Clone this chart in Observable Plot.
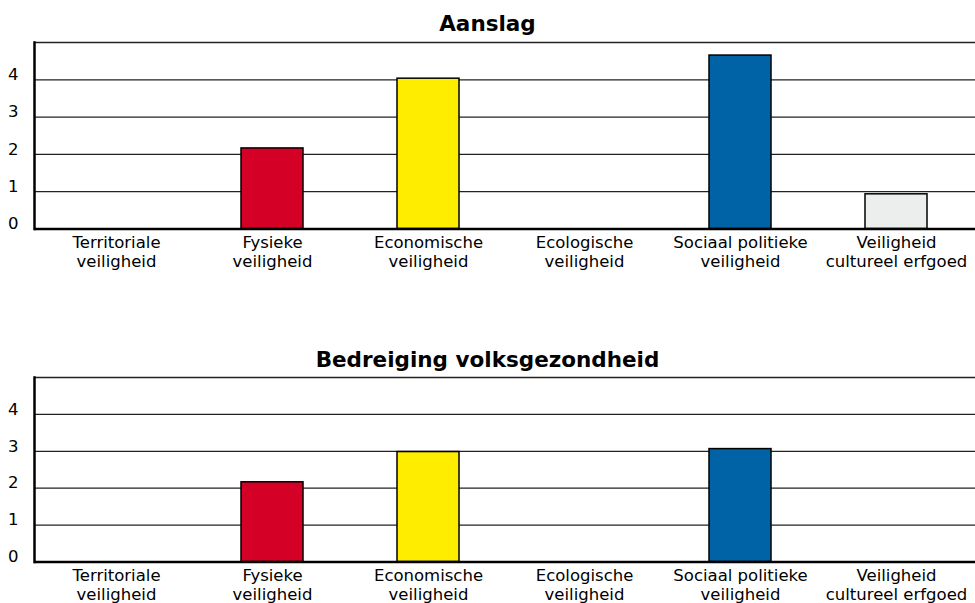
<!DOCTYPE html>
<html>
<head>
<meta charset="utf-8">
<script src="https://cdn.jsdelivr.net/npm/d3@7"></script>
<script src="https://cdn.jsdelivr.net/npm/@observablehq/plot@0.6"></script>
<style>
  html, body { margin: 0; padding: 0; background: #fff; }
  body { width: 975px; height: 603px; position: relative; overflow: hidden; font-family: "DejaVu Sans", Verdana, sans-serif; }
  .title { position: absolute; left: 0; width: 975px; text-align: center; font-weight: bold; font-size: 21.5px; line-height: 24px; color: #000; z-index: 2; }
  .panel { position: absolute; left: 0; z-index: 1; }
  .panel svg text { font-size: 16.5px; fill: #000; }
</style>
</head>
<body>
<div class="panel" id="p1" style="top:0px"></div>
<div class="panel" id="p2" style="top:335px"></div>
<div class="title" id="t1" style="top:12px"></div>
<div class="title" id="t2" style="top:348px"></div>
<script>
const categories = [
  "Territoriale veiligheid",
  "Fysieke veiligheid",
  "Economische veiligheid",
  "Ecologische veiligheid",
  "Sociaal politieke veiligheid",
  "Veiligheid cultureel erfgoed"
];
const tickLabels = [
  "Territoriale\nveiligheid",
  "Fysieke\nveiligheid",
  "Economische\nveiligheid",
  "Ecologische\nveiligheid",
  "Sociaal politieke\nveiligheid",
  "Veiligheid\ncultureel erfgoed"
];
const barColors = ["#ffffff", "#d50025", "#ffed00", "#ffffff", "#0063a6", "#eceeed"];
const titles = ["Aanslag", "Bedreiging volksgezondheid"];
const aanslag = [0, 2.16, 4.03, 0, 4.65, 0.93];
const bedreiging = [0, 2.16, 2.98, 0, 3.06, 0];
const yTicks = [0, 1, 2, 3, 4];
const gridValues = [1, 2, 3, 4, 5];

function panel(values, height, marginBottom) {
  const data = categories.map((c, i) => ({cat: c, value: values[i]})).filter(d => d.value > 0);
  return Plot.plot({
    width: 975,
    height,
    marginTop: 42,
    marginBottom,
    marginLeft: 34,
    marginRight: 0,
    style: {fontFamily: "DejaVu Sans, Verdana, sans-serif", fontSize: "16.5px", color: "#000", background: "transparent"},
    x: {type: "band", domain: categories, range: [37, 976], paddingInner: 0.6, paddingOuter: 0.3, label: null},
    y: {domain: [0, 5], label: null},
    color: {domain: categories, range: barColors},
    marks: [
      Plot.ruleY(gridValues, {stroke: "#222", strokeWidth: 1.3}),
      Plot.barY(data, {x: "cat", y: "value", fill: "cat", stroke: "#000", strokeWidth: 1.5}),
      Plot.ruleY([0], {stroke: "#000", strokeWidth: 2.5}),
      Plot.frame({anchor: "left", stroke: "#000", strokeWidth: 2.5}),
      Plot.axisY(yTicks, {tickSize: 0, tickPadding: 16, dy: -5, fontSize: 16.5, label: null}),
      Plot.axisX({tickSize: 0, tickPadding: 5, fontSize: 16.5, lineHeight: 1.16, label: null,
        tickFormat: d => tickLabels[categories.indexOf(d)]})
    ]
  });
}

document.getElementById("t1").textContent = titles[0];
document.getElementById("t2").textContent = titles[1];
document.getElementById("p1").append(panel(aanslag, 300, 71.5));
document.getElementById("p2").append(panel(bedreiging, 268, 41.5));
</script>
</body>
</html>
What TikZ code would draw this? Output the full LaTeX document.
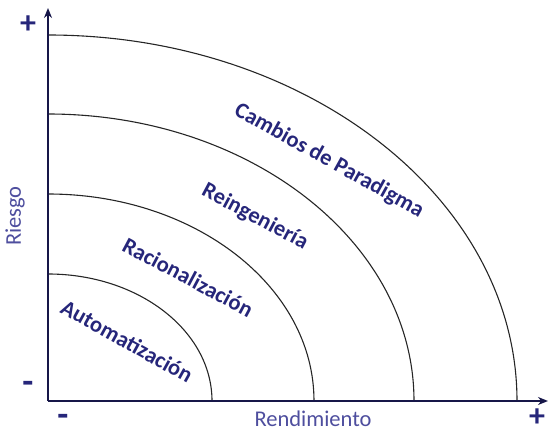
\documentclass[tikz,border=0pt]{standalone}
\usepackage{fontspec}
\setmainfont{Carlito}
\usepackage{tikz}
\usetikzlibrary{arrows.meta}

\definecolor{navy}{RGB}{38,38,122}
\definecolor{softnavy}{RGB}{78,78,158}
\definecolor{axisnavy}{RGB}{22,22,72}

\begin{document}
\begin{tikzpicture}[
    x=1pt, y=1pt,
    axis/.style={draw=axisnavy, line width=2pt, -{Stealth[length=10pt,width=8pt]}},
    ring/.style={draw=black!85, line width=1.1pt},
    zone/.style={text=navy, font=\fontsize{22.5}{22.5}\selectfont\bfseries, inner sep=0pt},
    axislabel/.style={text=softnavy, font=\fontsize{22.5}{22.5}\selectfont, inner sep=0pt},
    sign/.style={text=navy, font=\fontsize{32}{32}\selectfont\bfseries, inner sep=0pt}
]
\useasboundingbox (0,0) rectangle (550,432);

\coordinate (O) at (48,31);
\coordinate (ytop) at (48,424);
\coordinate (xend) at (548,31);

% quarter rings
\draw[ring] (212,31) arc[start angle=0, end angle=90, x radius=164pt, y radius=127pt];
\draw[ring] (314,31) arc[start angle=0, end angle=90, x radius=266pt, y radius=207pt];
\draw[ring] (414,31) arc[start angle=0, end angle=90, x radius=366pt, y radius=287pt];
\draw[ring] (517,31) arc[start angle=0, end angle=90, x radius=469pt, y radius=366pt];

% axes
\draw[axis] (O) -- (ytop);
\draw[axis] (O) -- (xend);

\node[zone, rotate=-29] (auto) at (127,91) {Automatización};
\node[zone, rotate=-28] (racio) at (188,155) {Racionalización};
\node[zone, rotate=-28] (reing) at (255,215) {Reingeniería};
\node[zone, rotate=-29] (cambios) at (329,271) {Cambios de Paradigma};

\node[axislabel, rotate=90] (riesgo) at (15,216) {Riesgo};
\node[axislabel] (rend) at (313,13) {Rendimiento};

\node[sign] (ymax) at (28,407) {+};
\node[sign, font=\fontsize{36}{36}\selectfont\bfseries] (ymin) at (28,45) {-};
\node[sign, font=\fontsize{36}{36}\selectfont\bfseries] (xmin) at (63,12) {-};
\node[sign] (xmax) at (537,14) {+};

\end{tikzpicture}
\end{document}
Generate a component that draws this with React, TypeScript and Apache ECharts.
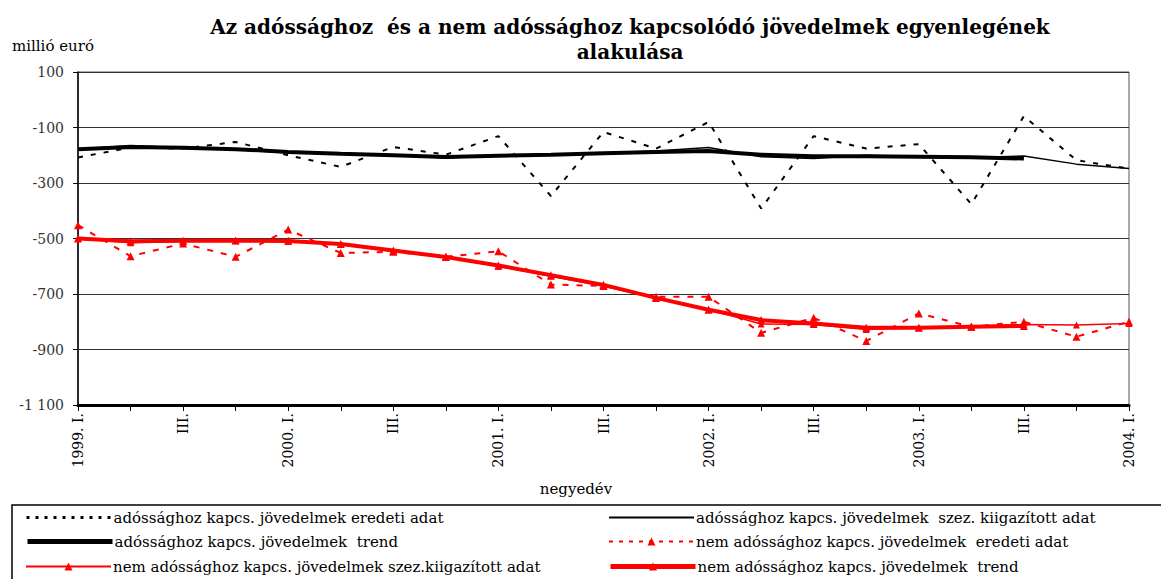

= = = =

What the exercise asks — State how many lines of the records above contain "this", with no words besides the number.

Result — 3